## EXERCISE GOAL
All of the material below is to be retyped exactly.

## PROVIDED DATA
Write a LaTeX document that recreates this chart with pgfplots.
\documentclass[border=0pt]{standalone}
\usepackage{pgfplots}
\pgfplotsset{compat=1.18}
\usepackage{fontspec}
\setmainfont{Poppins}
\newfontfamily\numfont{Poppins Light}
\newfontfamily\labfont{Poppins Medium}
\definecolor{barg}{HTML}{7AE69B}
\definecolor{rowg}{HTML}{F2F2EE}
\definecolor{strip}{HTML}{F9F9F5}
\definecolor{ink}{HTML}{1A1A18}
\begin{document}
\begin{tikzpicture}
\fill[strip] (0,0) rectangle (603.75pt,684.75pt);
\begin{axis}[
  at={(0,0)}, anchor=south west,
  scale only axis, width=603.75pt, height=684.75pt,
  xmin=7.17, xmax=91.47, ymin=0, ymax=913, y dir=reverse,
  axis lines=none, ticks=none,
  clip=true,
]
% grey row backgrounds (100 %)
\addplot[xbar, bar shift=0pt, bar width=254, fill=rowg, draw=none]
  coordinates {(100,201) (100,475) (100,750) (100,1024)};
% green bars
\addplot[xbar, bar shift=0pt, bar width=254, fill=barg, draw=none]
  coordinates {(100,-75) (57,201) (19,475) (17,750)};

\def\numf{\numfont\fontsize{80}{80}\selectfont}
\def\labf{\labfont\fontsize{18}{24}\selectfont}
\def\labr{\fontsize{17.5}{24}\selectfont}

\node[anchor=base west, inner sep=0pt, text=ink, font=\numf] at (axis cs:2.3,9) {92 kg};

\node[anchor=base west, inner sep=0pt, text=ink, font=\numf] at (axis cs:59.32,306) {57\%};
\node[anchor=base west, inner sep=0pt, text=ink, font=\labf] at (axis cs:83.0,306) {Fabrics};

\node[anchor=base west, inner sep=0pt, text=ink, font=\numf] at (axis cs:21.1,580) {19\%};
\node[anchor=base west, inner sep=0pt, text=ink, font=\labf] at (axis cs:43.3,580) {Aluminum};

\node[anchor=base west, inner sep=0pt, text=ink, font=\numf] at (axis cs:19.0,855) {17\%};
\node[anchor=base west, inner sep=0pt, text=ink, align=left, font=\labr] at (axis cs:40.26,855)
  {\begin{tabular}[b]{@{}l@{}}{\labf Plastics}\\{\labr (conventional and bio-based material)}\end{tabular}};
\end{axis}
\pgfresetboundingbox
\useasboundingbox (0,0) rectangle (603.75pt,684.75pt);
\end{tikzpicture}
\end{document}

## RESULT FOR THIS EXERCISE
Write a LaTeX document that recreates this chart with pgfplots.
\documentclass[border=0pt]{standalone}
\usepackage{pgfplots}
\pgfplotsset{compat=1.18}
\usepackage{fontspec}
\setmainfont{Poppins}
\newfontfamily\numfont{Poppins Light}
\newfontfamily\labfont{Poppins Medium}
\definecolor{barg}{HTML}{7AE69B}
\definecolor{rowg}{HTML}{F2F2EE}
\definecolor{strip}{HTML}{F9F9F5}
\definecolor{ink}{HTML}{1A1A18}
\begin{document}
\begin{tikzpicture}
\fill[strip] (0,0) rectangle (603.75pt,684.75pt);
\begin{axis}[
  at={(0,0)}, anchor=south west,
  scale only axis, width=603.75pt, height=684.75pt,
  xmin=7.17, xmax=91.47, ymin=0, ymax=913, y dir=reverse,
  axis lines=none, ticks=none,
  clip=true,
]
% grey row backgrounds (100 %)
\addplot[xbar, bar shift=0pt, bar width=254, fill=rowg, draw=none]
  coordinates {(100,201) (100,475) (100,750) (100,1024)};
% green bars
\addplot[xbar, bar shift=0pt, bar width=254, fill=barg, draw=none]
  coordinates {(100,-75) (57,201) (19,475) (17,750)};

\def\numf{\numfont\fontsize{80}{80}\selectfont}
\def\labf{\labfont\fontsize{18}{24}\selectfont}
\def\labr{\fontsize{17.5}{24}\selectfont}

\node[anchor=base west, inner sep=0pt, text=ink, font=\numf] at (axis cs:2.3,9) {92 kg};

\node[anchor=base west, inner sep=0pt, text=ink, font=\numf] at (axis cs:59.32,306) {57\%};
\node[anchor=base west, inner sep=0pt, text=ink, font=\labf] at (axis cs:83.0,306) {Fabrics};

\node[anchor=base west, inner sep=0pt, text=ink, font=\numf] at (axis cs:21.1,580) {19\%};
\node[anchor=base west, inner sep=0pt, text=ink, font=\labf] at (axis cs:43.3,580) {Aluminum};

\node[anchor=base west, inner sep=0pt, text=ink, font=\numf] at (axis cs:19.0,855) {17\%};
\node[anchor=base west, inner sep=0pt, text=ink, align=left, font=\labr] at (axis cs:40.26,855)
  {\begin{tabular}[b]{@{}l@{}}{\labf Plastics}\\{\labr (conventional and bio-based material)}\end{tabular}};
\end{axis}
\pgfresetboundingbox
\useasboundingbox (0,0) rectangle (603.75pt,684.75pt);
\end{tikzpicture}
\end{document}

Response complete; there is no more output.